>>>
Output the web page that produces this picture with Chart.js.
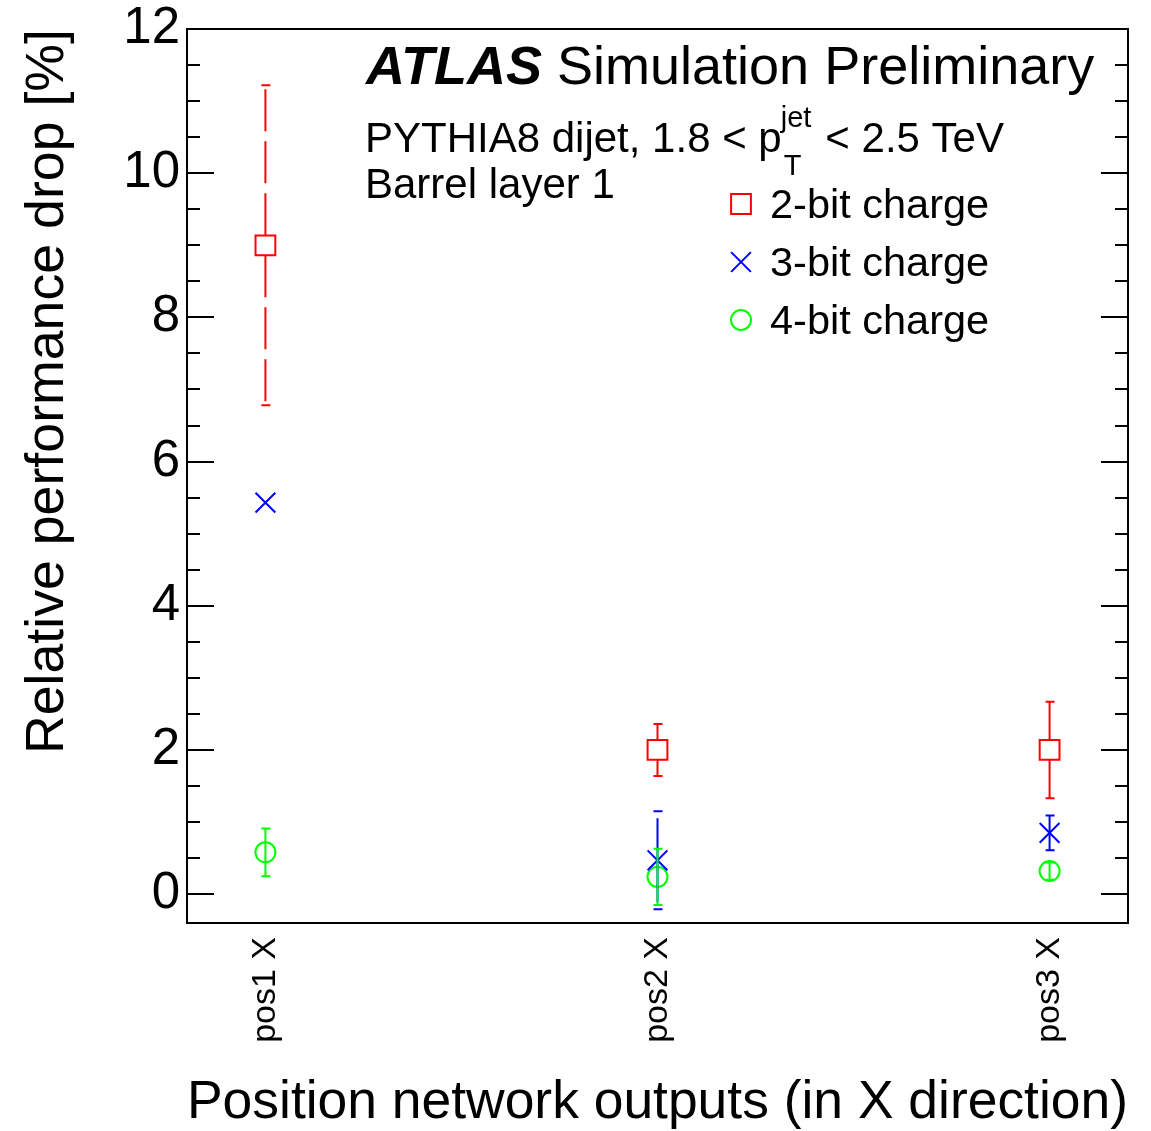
<!DOCTYPE html>
<html lang="en">

<head>
    <meta charset="UTF-8">
    <title>Relative performance drop</title>
    <script src="https://cdn.jsdelivr.net/npm/chart.js"></script>
    <style>
        body {
            margin: 0;
            background: #fff;
        }

        .chart-container {
            width: 1151px;
            height: 1131px;
        }
    </style>
</head>

<body>
    <div class="chart-container">
        <canvas id="dropChart" width="1151" height="1131"></canvas>
    </div>

    <script>
        // positions on the x axis and their labels
        const positions = [1, 2, 3];
        const categories = ['pos1 X', 'pos2 X', 'pos3 X'];

        // relative performance drop [%] and its uncertainty
        const twoBit = [9.0, 2.0, 2.0];
        const twoBitErr = [2.22, 0.36, 0.67];
        const threeBit = [5.43, 0.47, 0.85];
        const threeBitErr = [0, 0.68, 0.24];
        const fourBit = [0.58, 0.24, 0.32];
        const fourBitErr = [0.33, 0.39, 0.12];

        const seriesNames = ['2-bit charge', '3-bit charge', '4-bit charge'];
        const errors = [twoBitErr, threeBitErr, fourBitErr];

        const FONT = "'Liberation Sans', Arial, Helvetica, sans-serif";

        function points(values) {
            return positions.map((x, i) => ({ x: x, y: values[i] }));
        }

        // error bars, drawn through the chart scales
        const errorBars = {
            id: 'errorBars',
            afterDatasetsDraw(chart) {
                const ctx = chart.ctx;
                const x = chart.scales.x, y = chart.scales.y;
                chart.data.datasets.forEach((ds, i) => {
                    ds.data.forEach((p, j) => {
                        const e = errors[i][j];
                        if (!e) return;
                        const px = x.getPixelForValue(p.x);
                        const py = y.getPixelForValue(p.y);
                        const top = y.getPixelForValue(p.y + e);
                        const bot = y.getPixelForValue(p.y - e);
                        const gap = ds.errGap || 0;
                        const dashed = ds.errDashed && ds.errDashed[j];
                        ctx.save();
                        ctx.strokeStyle = ds.borderColor;
                        ctx.lineWidth = 2;
                        ctx.setLineDash(dashed ? [42, 10] : []);
                        ctx.beginPath();
                        ctx.moveTo(px, py - gap);
                        ctx.lineTo(px, top);
                        ctx.moveTo(px, py + gap);
                        ctx.lineTo(px, bot);
                        ctx.stroke();
                        ctx.setLineDash([]);
                        if (py - top > ds.pointRadius * 0.75) {
                            ctx.beginPath();
                            ctx.moveTo(px - 4, top);
                            ctx.lineTo(px + 5, top);
                            ctx.moveTo(px - 4, bot);
                            ctx.lineTo(px + 5, bot);
                            ctx.stroke();
                        }
                        ctx.restore();
                    });
                });
            }
        };

        // frame with ROOT style ticks, labels and legend
        const decorations = {
            id: 'decorations',
            afterDraw(chart) {
                const ctx = chart.ctx;
                const a = chart.chartArea;
                const y = chart.scales.y;
                ctx.save();
                ctx.strokeStyle = '#000';
                ctx.lineWidth = 2;
                ctx.strokeRect(a.left, a.top, a.right - a.left, a.bottom - a.top);

                ctx.beginPath();
                for (let k = Math.ceil(y.min / 0.5); k <= Math.floor(y.max / 0.5); k++) {
                    const v = k * 0.5;
                    const py = Math.round(y.getPixelForValue(v));
                    const len = v % 2 === 0 ? 27 : 13;
                    ctx.moveTo(a.left, py);
                    ctx.lineTo(a.left + len, py);
                    ctx.moveTo(a.right, py);
                    ctx.lineTo(a.right - len, py);
                }
                ctx.stroke();

                ctx.fillStyle = '#000';
                ctx.textBaseline = 'alphabetic';
                ctx.textAlign = 'left';
                ctx.font = 'italic bold 54px ' + FONT;
                ctx.fillText('ATLAS', 366, 84);
                ctx.font = '54px ' + FONT;
                ctx.fillText('Simulation Preliminary', 557, 84);

                ctx.font = '42px ' + FONT;
                const first = 'PYTHIA8 dijet, 1.8 < p';
                ctx.fillText(first, 365, 152);
                const end = 365 + ctx.measureText(first).width;
                ctx.font = '29px ' + FONT;
                ctx.fillText('jet', end - 1, 127);
                const wJet = ctx.measureText('jet').width;
                ctx.fillText('T', end + 2, 175);
                ctx.font = '42px ' + FONT;
                ctx.fillText('< 2.5 TeV', end + wJet + 13, 152);
                ctx.fillText('Barrel layer 1', 365, 198);

                // legend
                const rows = [204, 262, 320];
                chart.data.datasets.forEach((ds, i) => {
                    ctx.save();
                    ctx.strokeStyle = ds.borderColor;
                    ctx.fillStyle = 'rgba(0,0,0,0)';
                    ctx.lineWidth = 2;
                    Chart.helpers.drawPoint(ctx, {
                        pointStyle: ds.pointStyle,
                        radius: ds.pointRadius,
                        borderWidth: 2,
                        rotation: 0
                    }, 741, rows[i]);
                    ctx.restore();
                    ctx.font = '41.5px ' + FONT;
                    ctx.fillStyle = '#000';
                    ctx.fillText(seriesNames[i], 770, rows[i] + 14);
                });
                ctx.restore();
            }
        };

        const ctx = document.getElementById('dropChart').getContext('2d');
        new Chart(ctx, {
            type: 'scatter',
            data: {
                datasets: [{
                    label: seriesNames[0],
                    data: points(twoBit),
                    borderColor: '#ff0000',
                    backgroundColor: 'rgba(0,0,0,0)',
                    pointStyle: 'rect',
                    pointRadius: 14,
                    pointBorderWidth: 2,
                    errGap: 10,
                    errDashed: [true, false, false]
                }, {
                    label: seriesNames[1],
                    data: points(threeBit),
                    borderColor: '#0000ff',
                    backgroundColor: 'rgba(0,0,0,0)',
                    pointStyle: 'crossRot',
                    pointRadius: 14,
                    pointBorderWidth: 2,
                    errDashed: [false, true, false]
                }, {
                    label: seriesNames[2],
                    data: points(fourBit),
                    borderColor: '#00ff00',
                    backgroundColor: 'rgba(0,0,0,0)',
                    pointStyle: 'circle',
                    pointRadius: 10,
                    pointBorderWidth: 2
                }]
            },
            options: {
                responsive: false,
                animation: false,
                layout: {
                    padding: { top: 29, right: 23, bottom: 0, left: 0 }
                },
                plugins: {
                    legend: { display: false },
                    tooltip: { enabled: false }
                },
                scales: {
                    x: {
                        type: 'linear',
                        min: 0.8,
                        max: 3.2,
                        afterFit: s => {
                            s.height = 208;
                            s.paddingLeft = 0;
                            s.paddingRight = 0;
                        },
                        grid: { display: false, drawTicks: false },
                        border: { display: false },
                        ticks: {
                            stepSize: 1,
                            includeBounds: false,
                            autoSkip: false,
                            minRotation: 90,
                            maxRotation: 90,
                            padding: 14,
                            color: '#000',
                            font: { family: FONT, size: 34, lineHeight: 0.1 },
                            callback: v => categories[positions.indexOf(v)] || ''
                        },
                        title: {
                            display: true,
                            text: 'Position network outputs (in X direction)',
                            align: 'end',
                            color: '#000',
                            font: { family: FONT, size: 53.7, lineHeight: 1 },
                            padding: { top: 0, bottom: 1 }
                        }
                    },
                    y: {
                        min: -0.4,
                        max: 12,
                        afterFit: s => {
                            s.width = 187;
                            s.paddingTop = 0;
                            s.paddingBottom = 0;
                        },
                        grid: { display: false, drawTicks: false },
                        border: { display: false },
                        ticks: {
                            stepSize: 2,
                            includeBounds: false,
                            padding: 7,
                            color: '#000',
                            font: { family: FONT, size: 51, lineHeight: 1 }
                        },
                        title: {
                            display: true,
                            text: 'Relative performance drop [%]',
                            align: 'end',
                            color: '#000',
                            font: { family: FONT, size: 53.7 },
                            padding: { top: 16, bottom: 0 }
                        }
                    }
                }
            },
            plugins: [errorBars, decorations]
        });
    </script>
</body>

</html>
<<<
Reproduce the material in full, word for word, and omit the pictures.

Output the web page that produces this picture with Chart.js.
<!DOCTYPE html>
<html lang="en">

<head>
    <meta charset="UTF-8">
    <title>Relative performance drop</title>
    <script src="https://cdn.jsdelivr.net/npm/chart.js"></script>
    <style>
        body {
            margin: 0;
            background: #fff;
        }

        .chart-container {
            width: 1151px;
            height: 1131px;
        }
    </style>
</head>

<body>
    <div class="chart-container">
        <canvas id="dropChart" width="1151" height="1131"></canvas>
    </div>

    <script>
        // positions on the x axis and their labels
        const positions = [1, 2, 3];
        const categories = ['pos1 X', 'pos2 X', 'pos3 X'];

        // relative performance drop [%] and its uncertainty
        const twoBit = [9.0, 2.0, 2.0];
        const twoBitErr = [2.22, 0.36, 0.67];
        const threeBit = [5.43, 0.47, 0.85];
        const threeBitErr = [0, 0.68, 0.24];
        const fourBit = [0.58, 0.24, 0.32];
        const fourBitErr = [0.33, 0.39, 0.12];

        const seriesNames = ['2-bit charge', '3-bit charge', '4-bit charge'];
        const errors = [twoBitErr, threeBitErr, fourBitErr];

        const FONT = "'Liberation Sans', Arial, Helvetica, sans-serif";

        function points(values) {
            return positions.map((x, i) => ({ x: x, y: values[i] }));
        }

        // error bars, drawn through the chart scales
        const errorBars = {
            id: 'errorBars',
            afterDatasetsDraw(chart) {
                const ctx = chart.ctx;
                const x = chart.scales.x, y = chart.scales.y;
                chart.data.datasets.forEach((ds, i) => {
                    ds.data.forEach((p, j) => {
                        const e = errors[i][j];
                        if (!e) return;
                        const px = x.getPixelForValue(p.x);
                        const py = y.getPixelForValue(p.y);
                        const top = y.getPixelForValue(p.y + e);
                        const bot = y.getPixelForValue(p.y - e);
                        const gap = ds.errGap || 0;
                        const dashed = ds.errDashed && ds.errDashed[j];
                        ctx.save();
                        ctx.strokeStyle = ds.borderColor;
                        ctx.lineWidth = 2;
                        ctx.setLineDash(dashed ? [42, 10] : []);
                        ctx.beginPath();
                        ctx.moveTo(px, py - gap);
                        ctx.lineTo(px, top);
                        ctx.moveTo(px, py + gap);
                        ctx.lineTo(px, bot);
                        ctx.stroke();
                        ctx.setLineDash([]);
                        if (py - top > ds.pointRadius * 0.75) {
                            ctx.beginPath();
                            ctx.moveTo(px - 4, top);
                            ctx.lineTo(px + 5, top);
                            ctx.moveTo(px - 4, bot);
                            ctx.lineTo(px + 5, bot);
                            ctx.stroke();
                        }
                        ctx.restore();
                    });
                });
            }
        };

        // frame with ROOT style ticks, labels and legend
        const decorations = {
            id: 'decorations',
            afterDraw(chart) {
                const ctx = chart.ctx;
                const a = chart.chartArea;
                const y = chart.scales.y;
                ctx.save();
                ctx.strokeStyle = '#000';
                ctx.lineWidth = 2;
                ctx.strokeRect(a.left, a.top, a.right - a.left, a.bottom - a.top);

                ctx.beginPath();
                for (let k = Math.ceil(y.min / 0.5); k <= Math.floor(y.max / 0.5); k++) {
                    const v = k * 0.5;
                    const py = Math.round(y.getPixelForValue(v));
                    const len = v % 2 === 0 ? 27 : 13;
                    ctx.moveTo(a.left, py);
                    ctx.lineTo(a.left + len, py);
                    ctx.moveTo(a.right, py);
                    ctx.lineTo(a.right - len, py);
                }
                ctx.stroke();

                ctx.fillStyle = '#000';
                ctx.textBaseline = 'alphabetic';
                ctx.textAlign = 'left';
                ctx.font = 'italic bold 54px ' + FONT;
                ctx.fillText('ATLAS', 366, 84);
                ctx.font = '54px ' + FONT;
                ctx.fillText('Simulation Preliminary', 557, 84);

                ctx.font = '42px ' + FONT;
                const first = 'PYTHIA8 dijet, 1.8 < p';
                ctx.fillText(first, 365, 152);
                const end = 365 + ctx.measureText(first).width;
                ctx.font = '29px ' + FONT;
                ctx.fillText('jet', end - 1, 127);
                const wJet = ctx.measureText('jet').width;
                ctx.fillText('T', end + 2, 175);
                ctx.font = '42px ' + FONT;
                ctx.fillText('< 2.5 TeV', end + wJet + 13, 152);
                ctx.fillText('Barrel layer 1', 365, 198);

                // legend
                const rows = [204, 262, 320];
                chart.data.datasets.forEach((ds, i) => {
                    ctx.save();
                    ctx.strokeStyle = ds.borderColor;
                    ctx.fillStyle = 'rgba(0,0,0,0)';
                    ctx.lineWidth = 2;
                    Chart.helpers.drawPoint(ctx, {
                        pointStyle: ds.pointStyle,
                        radius: ds.pointRadius,
                        borderWidth: 2,
                        rotation: 0
                    }, 741, rows[i]);
                    ctx.restore();
                    ctx.font = '41.5px ' + FONT;
                    ctx.fillStyle = '#000';
                    ctx.fillText(seriesNames[i], 770, rows[i] + 14);
                });
                ctx.restore();
            }
        };

        const ctx = document.getElementById('dropChart').getContext('2d');
        new Chart(ctx, {
            type: 'scatter',
            data: {
                datasets: [{
                    label: seriesNames[0],
                    data: points(twoBit),
                    borderColor: '#ff0000',
                    backgroundColor: 'rgba(0,0,0,0)',
                    pointStyle: 'rect',
                    pointRadius: 14,
                    pointBorderWidth: 2,
                    errGap: 10,
                    errDashed: [true, false, false]
                }, {
                    label: seriesNames[1],
                    data: points(threeBit),
                    borderColor: '#0000ff',
                    backgroundColor: 'rgba(0,0,0,0)',
                    pointStyle: 'crossRot',
                    pointRadius: 14,
                    pointBorderWidth: 2,
                    errDashed: [false, true, false]
                }, {
                    label: seriesNames[2],
                    data: points(fourBit),
                    borderColor: '#00ff00',
                    backgroundColor: 'rgba(0,0,0,0)',
                    pointStyle: 'circle',
                    pointRadius: 10,
                    pointBorderWidth: 2
                }]
            },
            options: {
                responsive: false,
                animation: false,
                layout: {
                    padding: { top: 29, right: 23, bottom: 0, left: 0 }
                },
                plugins: {
                    legend: { display: false },
                    tooltip: { enabled: false }
                },
                scales: {
                    x: {
                        type: 'linear',
                        min: 0.8,
                        max: 3.2,
                        afterFit: s => {
                            s.height = 208;
                            s.paddingLeft = 0;
                            s.paddingRight = 0;
                        },
                        grid: { display: false, drawTicks: false },
                        border: { display: false },
                        ticks: {
                            stepSize: 1,
                            includeBounds: false,
                            autoSkip: false,
                            minRotation: 90,
                            maxRotation: 90,
                            padding: 14,
                            color: '#000',
                            font: { family: FONT, size: 34, lineHeight: 0.1 },
                            callback: v => categories[positions.indexOf(v)] || ''
                        },
                        title: {
                            display: true,
                            text: 'Position network outputs (in X direction)',
                            align: 'end',
                            color: '#000',
                            font: { family: FONT, size: 53.7, lineHeight: 1 },
                            padding: { top: 0, bottom: 1 }
                        }
                    },
                    y: {
                        min: -0.4,
                        max: 12,
                        afterFit: s => {
                            s.width = 187;
                            s.paddingTop = 0;
                            s.paddingBottom = 0;
                        },
                        grid: { display: false, drawTicks: false },
                        border: { display: false },
                        ticks: {
                            stepSize: 2,
                            includeBounds: false,
                            padding: 7,
                            color: '#000',
                            font: { family: FONT, size: 51, lineHeight: 1 }
                        },
                        title: {
                            display: true,
                            text: 'Relative performance drop [%]',
                            align: 'end',
                            color: '#000',
                            font: { family: FONT, size: 53.7 },
                            padding: { top: 16, bottom: 0 }
                        }
                    }
                }
            },
            plugins: [errorBars, decorations]
        });
    </script>
</body>

</html>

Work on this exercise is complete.